Of course it is in the listening that everything takes form. So it is, very noticeably so, with this album. The deep impression one gets immediately is what a remarkable flautist is Sarah Frisof. She has a markedly sweet and musical tone, considerable agility and a sure and poetic sense of phrasing. Pianist Daniel Pesca has interpretive talent in his own way, plus too a personal commitment to sounding his part with care and imagination. In tandem the two together approach every work with a fresh start and a feel for the individuality of each piece. Hannah Collins fits right in too, quite impressively, on the Saariaho work she participates in.

And that strength of individual performance character ideally suits the wide-ranging program, spanning from Clara Schumann's expressively intimate "Three Romances" of 1853 through to Shulamit Ran's now-ish 2014 "Birds of Paradise."

The opening "Alma" (2007) by Tania Leon brilliantly manages to bring an opening and closing New Music representation of wind chimes to a virtuoso array of kaleidoscopic middle sections of great spirit, one passage sounding especially, pronouncedly Cuban-Latin-New Music fused. It is all a delight.

Clara's "Romances" follows, giving us a ravishingly contrasting lyrical tenderness and some soaring flute-piano interplay. Sarah's flute literally glows with warmth here and we feel the inventive period talent of Ms. Schumann fully and happily. 

Amy Williams contrasts the above with the eleven movement, very boldly New Music work "First Lines." It gives us fascinatingly vivid and ornately varying sound-color miniatures with a great deal of panache. 

The gone-much-too-soon Lili Boulanger (1893-1918) appears before us with the brightly beautiful brief and Impressionistic gems "Nocturne" and "D'un matin de printemps," played with lovely care. Just these alone make all worthwhile.

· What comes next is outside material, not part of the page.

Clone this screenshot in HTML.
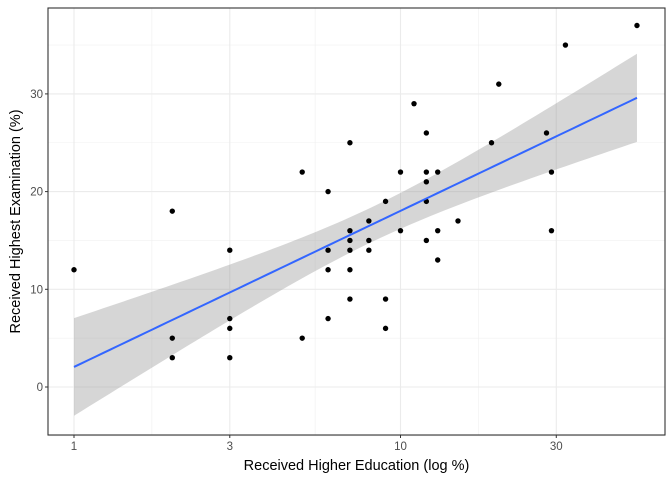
<!DOCTYPE html>
<html><head><meta charset="utf-8"><style>
body{margin:0;background:#fff}
svg{display:block;font-family:"Liberation Sans",Arial,sans-serif}
</style></head><body>
<svg id="c" width="672" height="480"></svg>
<script>
const education=[1,2,2,2,3,3,3,3,5,5,6,6,6,6,7,7,7,7,7,7,8,8,8,9,9,9,10,10,11,12,12,12,12,12,13,13,13,15,19,20,28,29,29,32,53];
const examination=[12,18,5,3,14,7,6,3,22,5,20,14,12,7,25,16,15,14,12,9,17,15,14,19,9,6,22,16,29,26,22,21,19,15,22,16,13,17,25,31,26,22,16,35,37];
const xTicks=[1,3,10,30];
const yTicks=[0,10,20,30];
const yMinor=[-5,5,15,25,35];
const L=48,R=665,T=8,B=435;
const X=v=>74+326.5*Math.log10(v);
const Y=v=>387-9.77*v;
const svg=document.getElementById('c');
const NS='http://www.w3.org/2000/svg';
function mk(t,a,p){const e=document.createElementNS(NS,t);for(const k in a)e.setAttribute(k,a[k]);(p||svg).appendChild(e);return e;}
const grid=mk('g',{});


yMinor.forEach(v=>mk('line',{x1:L,x2:R,y1:Y(v),y2:Y(v),stroke:'#f0f0f0','stroke-width':0.6},grid));
for(let i=0;i<xTicks.length-1;i++){const m=Math.sqrt(xTicks[i]*xTicks[i+1]);mk('line',{x1:X(m),x2:X(m),y1:T,y2:B,stroke:'#f0f0f0','stroke-width':0.6},grid);}
yTicks.forEach(v=>mk('line',{x1:L,x2:R,y1:Y(v),y2:Y(v),stroke:'#ebebeb','stroke-width':1.1},grid));
xTicks.forEach(v=>mk('line',{x1:X(v),x2:X(v),y1:T,y2:B,stroke:'#ebebeb','stroke-width':1.1},grid));
const n=education.length;const lx=education.map(v=>Math.log10(v));
const mx=lx.reduce((a,b)=>a+b)/n,my=examination.reduce((a,b)=>a+b)/n;
let sxx=0,sxy=0;lx.forEach((v,i)=>{sxx+=(v-mx)**2;sxy+=(v-mx)*(examination[i]-my);});
const b1=sxy/sxx,b0=my-b1*mx;
let sse=0;lx.forEach((v,i)=>{sse+=(examination[i]-b0-b1*v)**2;});
const s=Math.sqrt(sse/(n-2)),tq=2.017;
const lo=Math.min(...lx),hi=Math.max(...lx);
let up=[],dn=[],ln=[];
for(let k=0;k<80;k++){const u=lo+(hi-lo)*k/79;const f=b0+b1*u;const se=s*Math.sqrt(1/n+(u-mx)**2/sxx);
const px=74+326.5*u;up.push(px+','+Y(f+tq*se));dn.unshift(px+','+Y(f-tq*se));ln.push(px+','+Y(f));}
const band=mk('polygon',{points:up.concat(dn).join(' '),fill:'#999',opacity:0.4});


const pts=mk('g',{});


education.forEach((v,i)=>{const c=mk('circle',{cx:X(v),cy:Y(examination[i]),r:2.7,fill:'#000'},pts);

});
const line=mk('polyline',{points:ln.join(' '),fill:'none',stroke:'#3366FF','stroke-width':2});


const fr=mk('rect',{x:L,y:T,width:R-L,height:B-T,fill:'none',stroke:'#333','stroke-width':1.1});


yTicks.forEach(v=>{mk('line',{x1:L-3,x2:L,y1:Y(v),y2:Y(v),stroke:'#333'});
const t=mk('text',{x:L-5,y:Y(v)+4,'text-anchor':'end','font-size':11.5,fill:'#4d4d4d'});t.textContent=v;

});
xTicks.forEach(v=>{mk('line',{x1:X(v),x2:X(v),y1:B,y2:B+3,stroke:'#333'});
const t=mk('text',{x:X(v),y:B+15,'text-anchor':'middle','font-size':11.5,fill:'#4d4d4d'});t.textContent=v;

});
const xt=mk('text',{x:(L+R)/2,y:470,'text-anchor':'middle','font-size':14.5,fill:'#000'});xt.textContent='Received Higher Education (log %)';


const yt=mk('text',{x:0,y:0,'text-anchor':'middle','font-size':14.5,fill:'#000',transform:`translate(20,${(T+B)/2}) rotate(-90)`});yt.textContent='Received Highest Examination (%)';


</script>
</body></html>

Next we get the spacefully sonic trio for flute, cello and piano, the 1998 "Cendres" by Kaija Saariaho. It bursts forward with a marvelously evocative quality, suggesting and making present landscapes that burst forward for miles and must be taken in with their many imaginative musical motions. Marvelous.

The finale in "Birds of Paradise" brings to us the immediacy of the last decade (2014) and Shulamit Ran's energetically dynamic, deeply contemplative, probing music.

So we end where we began, roughly in the present, having traversed the now and the then with some excellent music by women composers of real stature, played with exceptional poise by Sarah Frisof, Daniel Pesca and Hannah Collins. Strongly recommended for anyone who loves the flute and is open to great chamber music by women past and present. Bravo!